IRS Enrolled Agent – When to Use One for Tax Problems
Like tax attorneys and CPAs, IRS Enrolled Agents can represent (through power of attorney), advise, and prepare tax returns. Using an enrolled agent has some benefits over other types of tax professionals. Typically enrolled agents have the most experience in dealing with the IRS because they either have to pass a comprehensive exam that covers all aspects of the tax code or the must have worked for the IRS for 5 or more years in a position which frequently interpreted and applied tax code and its regulations.
Privilege and the IRS Enrolled Agent
This privilege is not the same as a tax attorney because the privilege is only limited client privilege. The privilege allows confidentiality between the taxpayer and the enrolled agent up to a certain extent. The privilege covers situations where the taxpayer is being represented by the enrolled agent for collection or audit matters but it does not apply to criminal cases.

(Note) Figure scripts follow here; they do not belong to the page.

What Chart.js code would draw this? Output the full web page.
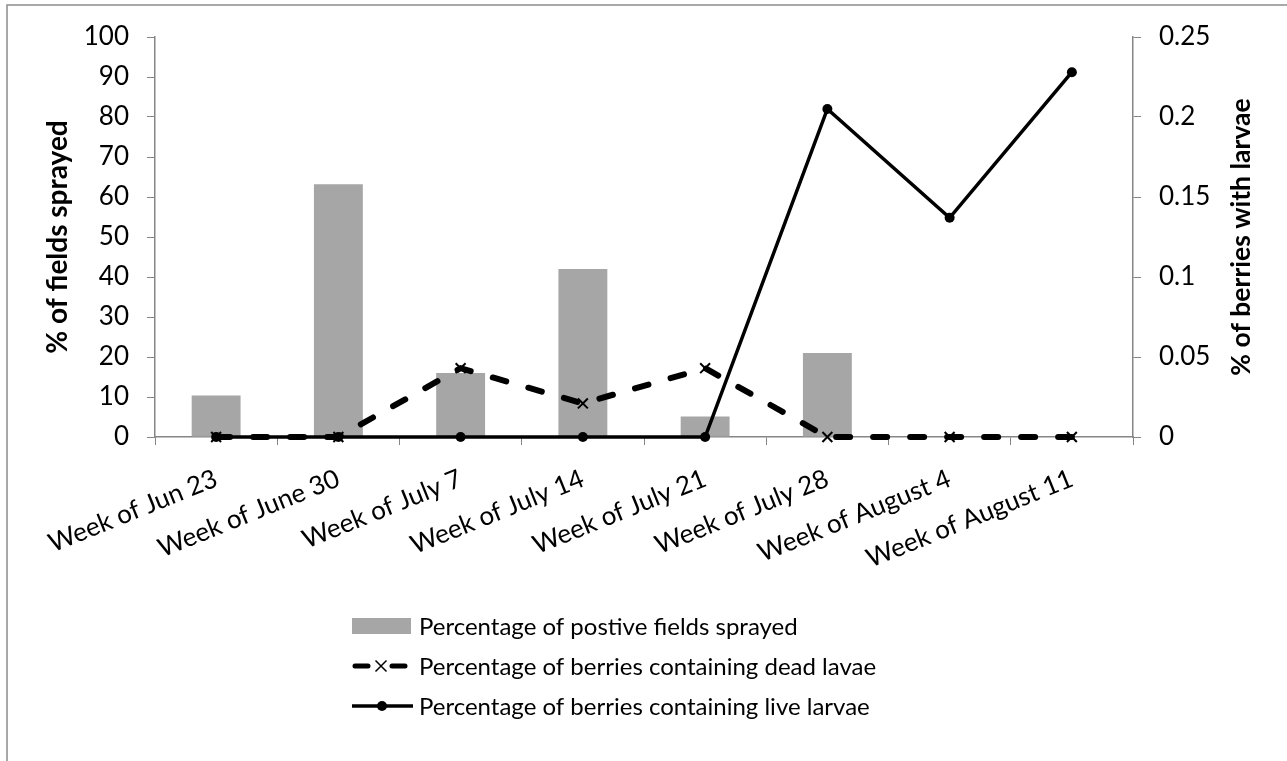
<!DOCTYPE html>
<html>
<head>
<meta charset="utf-8">
<script src="https://cdn.jsdelivr.net/npm/chart.js@4/dist/chart.umd.min.js"></script>
<style>
  html, body { margin: 0; padding: 0; background: #fff; }
  #wrap { width: 1287px; height: 761px; position: relative; }
</style>
</head>
<body>
<div id="wrap"><canvas id="chart" width="1287" height="761"></canvas></div>
<script>
// Datos
const weeks = ['Week of Jun 23', 'Week of June 30', 'Week of July 7', 'Week of July 14',
  'Week of July 21', 'Week of July 28', 'Week of August 4', 'Week of August 11'];
const sprayedFields = [10.4, 63.2, 16, 42, 5.1, 21, 0, 0];
const deadLarvae = [0, 0, 0.043, 0.021, 0.043, 0, 0, 0];
const liveLarvae = [0, 0, 0, 0, 0, 0.205, 0.137, 0.228];
const leftTicks = [0, 100, 10];
const rightTicks = [0, 0.25, 0.05];

const FONT = 'Lato, Carlito, Calibri, sans-serif';
const TICK_SIZE = 26;
const LEGEND_SIZE = 24;
const AXIS_GREY = '#868686';

// Leyenda vertical y título derecho dibujados a mano
const extrasPlugin = {
  id: 'extras',
  afterDraw(chart) {
    const ctx = chart.ctx;
    ctx.save();

    // marco del área
    ctx.strokeStyle = '#8c8c8c';
    ctx.lineWidth = 1.5;
    ctx.beginPath();
    ctx.moveTo(7, 761);
    ctx.lineTo(7, 5);
    ctx.lineTo(1287, 5);
    ctx.stroke();

    // título eje derecho (leído de abajo hacia arriba)
    ctx.font = 'bold 26.5px ' + FONT;
    ctx.fillStyle = '#000';
    ctx.textAlign = 'center';
    ctx.textBaseline = 'middle';
    ctx.translate(1241, (chart.chartArea.top + chart.chartArea.bottom) / 2);
    ctx.rotate(-Math.PI / 2);
    ctx.fillText('% of berries with larvae', 0, 0);
    ctx.setTransform(1, 0, 0, 1, 0, 0);

    // leyenda
    const x0 = 352, x1 = 411, tx = 419;
    const rows = [626, 666, 706];
    ctx.font = LEGEND_SIZE + 'px ' + FONT;
    ctx.textAlign = 'left';
    chart.data.datasets.forEach((ds, i) => {
      const y = rows[i];
      if (ds.type === 'bar') {
        ctx.fillStyle = ds.backgroundColor;
        ctx.fillRect(x0, y - 8, x1 - x0, 16);
      } else if (ds.pointStyle === 'crossRot') {
        ctx.strokeStyle = '#000';
        ctx.lineWidth = 5;
        ctx.lineCap = 'round';
        ctx.beginPath();
        ctx.moveTo(x0 + 3, y); ctx.lineTo(x0 + 16, y);
        ctx.moveTo(x0 + 40, y); ctx.lineTo(x1 - 6, y);
        ctx.stroke();
        ctx.lineWidth = 1.5;
        ctx.lineCap = 'butt';
        const cx = x0 + 29, r = 5.5;
        ctx.beginPath();
        ctx.moveTo(cx - r, y - r); ctx.lineTo(cx + r, y + r);
        ctx.moveTo(cx - r, y + r); ctx.lineTo(cx + r, y - r);
        ctx.stroke();
      } else {
        ctx.strokeStyle = '#000';
        ctx.lineWidth = 3.5;
        ctx.beginPath();
        ctx.moveTo(x0, y); ctx.lineTo(x1 + 2, y);
        ctx.stroke();
        ctx.fillStyle = '#000';
        ctx.beginPath();
        ctx.arc(x0 + 30, y, 5, 0, Math.PI * 2);
        ctx.fill();
      }
      ctx.fillStyle = '#000';
      ctx.fillText(ds.label, tx, y + 1);
    });
    ctx.restore();
  }
};

new Chart(document.getElementById('chart'), {
  data: {
    labels: weeks,
    datasets: [
      {
        type: 'bar',
        label: 'Percentage of postive fields sprayed',
        data: sprayedFields,
        yAxisID: 'y',
        backgroundColor: '#A6A6A6',
        categoryPercentage: 1,
        barPercentage: 0.4,
        order: 3
      },
      {
        type: 'line',
        label: 'Percentage of berries containing dead lavae',
        data: deadLarvae,
        yAxisID: 'y1',
        clip: false,
        borderColor: '#000',
        borderWidth: 6,
        borderDash: [14, 23],
        borderCapStyle: 'round',
        pointStyle: 'crossRot',
        pointRadius: 7,
        pointBorderWidth: 2,
        pointBorderColor: '#000',
        pointBackgroundColor: '#000',
        tension: 0,
        order: 1
      },
      {
        type: 'line',
        label: 'Percentage of berries containing live larvae',
        data: liveLarvae,
        yAxisID: 'y1',
        clip: false,
        borderColor: '#000',
        borderWidth: 3.5,
        pointStyle: 'circle',
        pointRadius: 5,
        pointBorderWidth: 0,
        pointBackgroundColor: '#000',
        tension: 0,
        order: 2
      }
    ]
  },
  options: {
    responsive: false,
    animation: false,
    layout: { padding: { top: 37, left: 0, right: 0, bottom: 0 } },
    plugins: { legend: { display: false }, tooltip: { enabled: false } },
    scales: {
      x: {
        offset: true,
        afterFit: s => { s.height = 761 - 37 - 400; },
        grid: { display: true, drawOnChartArea: false, drawTicks: true, tickLength: 8, color: AXIS_GREY, offset: true },
        border: { display: true, color: AXIS_GREY, width: 1.5 },
        ticks: { color: '#000', font: { family: FONT, size: TICK_SIZE }, minRotation: 22, maxRotation: 22, padding: 18, autoSkip: false }
      },
      y: {
        position: 'left',
        min: leftTicks[0], max: leftTicks[1],
        afterFit: s => { s.width = 155; },
        grid: { display: true, drawOnChartArea: false, drawTicks: true, tickLength: 8, color: AXIS_GREY },
        border: { display: true, color: AXIS_GREY, width: 1.5 },
        ticks: { stepSize: leftTicks[2], color: '#000', font: { family: FONT, size: TICK_SIZE }, padding: 18 },
        title: { display: true, text: '% of fields sprayed', color: '#000', font: { family: FONT, size: 28, weight: 'bold' }, padding: { top: 41 } }
      },
      y1: {
        position: 'right',
        min: rightTicks[0], max: rightTicks[1],
        afterFit: s => { s.width = 1287 - 1133; },
        grid: { display: true, drawOnChartArea: false, drawTicks: true, tickLength: 8, color: AXIS_GREY },
        border: { display: true, color: AXIS_GREY, width: 1.5 },
        ticks: { stepSize: rightTicks[2], color: '#000', font: { family: FONT, size: TICK_SIZE }, padding: 18,
          callback: v => String(+v.toFixed(2)) }
      }
    }
  },
  plugins: [extrasPlugin]
});
</script>
</body>
</html>
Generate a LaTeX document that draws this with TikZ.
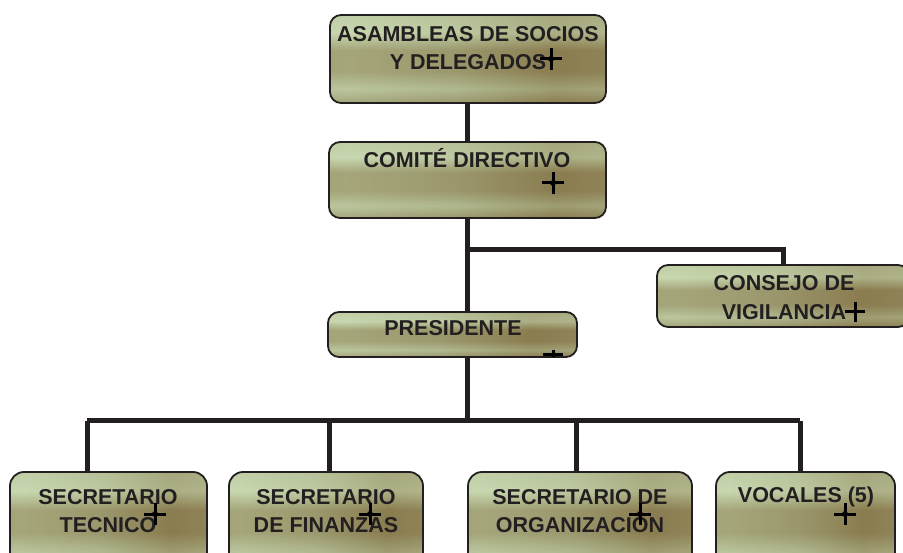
\documentclass[tikz,border=0pt]{standalone}
\usepackage{fontspec}
\setmainfont{Liberation Sans}
\definecolor{ink}{HTML}{231F20}
\definecolor{mA}{HTML}{9C9E78}
\definecolor{mB}{HTML}{B8C8A0}
\definecolor{mC}{HTML}{C8D8B0}
\definecolor{mD}{HTML}{B0B890}
\definecolor{mE}{HTML}{8A7D50}
\definecolor{mF}{HTML}{9A9068}
\definecolor{mG}{HTML}{A8AA88}
\pgfdeclarehorizontalshading{metal}{100bp}{color(0bp)=(mA); color(14bp)=(mB); color(28bp)=(mC); color(48bp)=(mD); color(66bp)=(mE); color(78bp)=(mF); color(92bp)=(mG); color(100bp)=(mA)}
\pgfdeclareverticalshading{bands}{100bp}{color(0bp)=(mA); color(15bp)=(mC); color(25bp)=(mE); color(33bp)=(mD); color(43bp)=(mE); color(55bp)=(mE); color(65bp)=(mC); color(85bp)=(mD); color(100bp)=(mA)}
\tikzset{
  box/.style={draw=ink, line width=1.8pt, rounded corners=11pt, shading=metal, shade,
    path picture={\shade[shading=bands, opacity=0.55] (path picture bounding box.south west) rectangle (path picture bounding box.north east);}},
  lbl/.style={font=\fontsize{21.5}{28.5}\selectfont\bfseries, text=ink, align=center, inner sep=0pt},
  conn/.style={draw=ink, line width=5pt},
  cur/.style={draw=black, line width=3pt}
}
\newcommand{\cursor}[2]{\draw[cur] (#1-11,#2) -- (#1+11,#2); \draw[cur] (#1,#2-11) -- (#1,#2+11); \fill[black] (#1,#2) circle (3pt);}
\begin{document}
\begin{tikzpicture}[x=1pt,y=-1pt]
\useasboundingbox (0,0) rectangle (903,553);
\clip (0,0) rectangle (903,553);
% boxes
\node[box, minimum width=276pt, minimum height=88pt] (asam) at (468,59) {};
\node[box, minimum width=277pt, minimum height=76pt] (comite) at (467.5,180) {};
\node[box, minimum width=249pt, minimum height=45pt] (pres) at (452.5,334.5) {};
\node[box, minimum width=252pt, minimum height=62pt] (cons) at (783,296) {};
\node[box, minimum width=197pt, minimum height=95pt, rounded corners=14pt] (tec) at (108.5,519.5) {};
\node[box, minimum width=194pt, minimum height=95pt, rounded corners=14pt] (fin) at (326,519.5) {};
\node[box, minimum width=224pt, minimum height=95pt, rounded corners=14pt] (org) at (580,519.5) {};
\node[box, minimum width=179pt, minimum height=95pt, rounded corners=14pt] (voc) at (805.5,519.5) {};
% texts
\node[lbl] (tasam) at (468,48) {ASAMBLEAS DE SOCIOS\\Y DELEGADOS};
\node[lbl] (tcom) at (467,158) {COMITÉ DIRECTIVO};
\node[lbl] (tpres) at (453,328) {PRESIDENTE};
\node[lbl] (tcons) at (784,297.5) {CONSEJO DE\\VIGILANCIA};
\node[lbl] (ttec) at (108,511) {SECRETARIO\\TECNICO};
\node[lbl] (tfin) at (326,511) {SECRETARIO\\DE FINANZAS};
\node[lbl] (torg) at (580,511) {SECRETARIO DE\\ORGANIZACION};
\node[lbl] (tvoc) at (806,497) {VOCALES (5)};
% connectors
\coordinate (j1) at (467,250);
\coordinate (j2) at (467,421);
\draw[conn] (asam.south -| 467,0) -- (comite.north -| 467,0);
\draw[conn] (comite.south -| 467,0) -- (pres.north -| 467,0);
\draw[conn] (j1) -| (cons.north);
\draw[conn] (pres.south -| 467,0) -- (j2);
\draw[conn] (87,421) -- (800,421);
\draw[conn] (tec.north -| 87,0) -- (87,421);
\draw[conn] (fin.north -| 329,0) -- (329,421);
\draw[conn] (org.north -| 576,0) -- (576,421);
\draw[conn] (voc.north -| 800,0) -- (800,421);
% cursor marks
\cursor{551}{59}
\cursor{553}{183}
\draw[cur] (543,355) -- (563,355); \draw[cur] (553,350) -- (553,357);
\draw[cur] (845,312) -- (865,312); \draw[cur] (855,302) -- (855,322);
\cursor{155}{514}
\cursor{370}{514}
\cursor{640}{514}
\cursor{845}{514}
\end{tikzpicture}
\end{document}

Enrolled Agents are Cost-Effective
Enrolled agents are normally the less expensive than using a tax attorney or CPA. If you are looking for a cost-effective approach, an enrolled agent worth considering.
Enrolled Agents are IRS Experts
Enrolled agents are required to work for the IRS for 5 years or pass a series of examinations that meet the requirements of the IRS. You can be assured that when you choose an enrolled agent they are extremely knowledgeable in IRS proceedings. Enrolled agents are the only tax professionals that receive their right to practice from the US government.